American politics has always been more glamorous than in the UK. Across the pond, style takes priority over substance in an extreme way. Policy is low on the food chain compared to the apex predators of initial perception and publicity, and the Democrats utilised these actualities going into their convention this year.
If the 2024 Democratic convention was a somewhat sombre, monotone, lethargic affair, I do not think many would have been shocked. Turmoil can breed conventions that are infested with tension and unease, as opposed to unity and unwavering support. Something, however, just clicked at the Democratic convention this year. The word I cannot shift away from to depict it is: celebrity.

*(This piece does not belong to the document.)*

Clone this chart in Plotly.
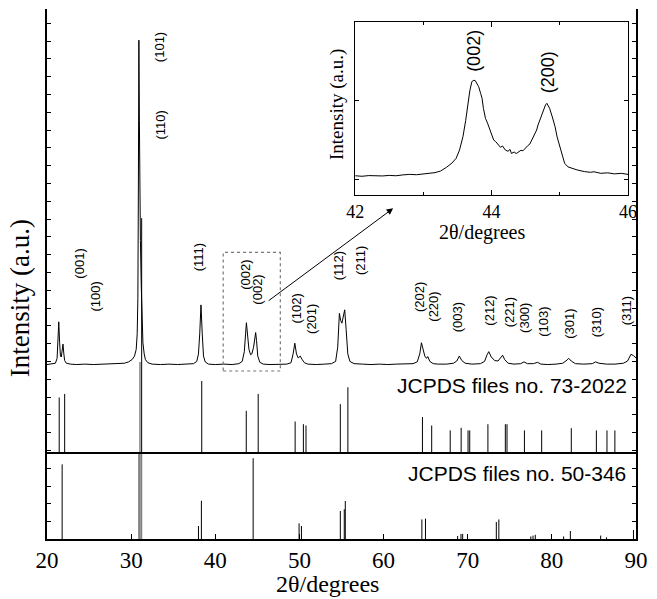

Harris’ face plastered over screens large enough that Voyager 1 could probably sneak a glance, the stadium rammed with passionate supporters of the cause, a star-studded cast: Bill & Hillary Clinton, Barack & Michelle Obama, Biden, Stevie Wonder, Pink (to name a few). The combination of a newly united party and a flurry of US celebrity glitz illuminated a profound optimism around the McCormick Place Convention Centre in Chicago, unbridled optimism the Democrats have not possessed in years. It felt like regeneration was afoot, a party in a place that it could stand for and fight for. The Democrats were finally up and running.
Does this mean we are going to see a sweep, comeback victory over Trump and his Republican allies? I wouldn’t be so sure. Whatever the outcome is come the 5th of November, Harris and her allies can be proud this election is going to be a fight between two political powers - and not a one-sided slamming in favour of the MAGA legions.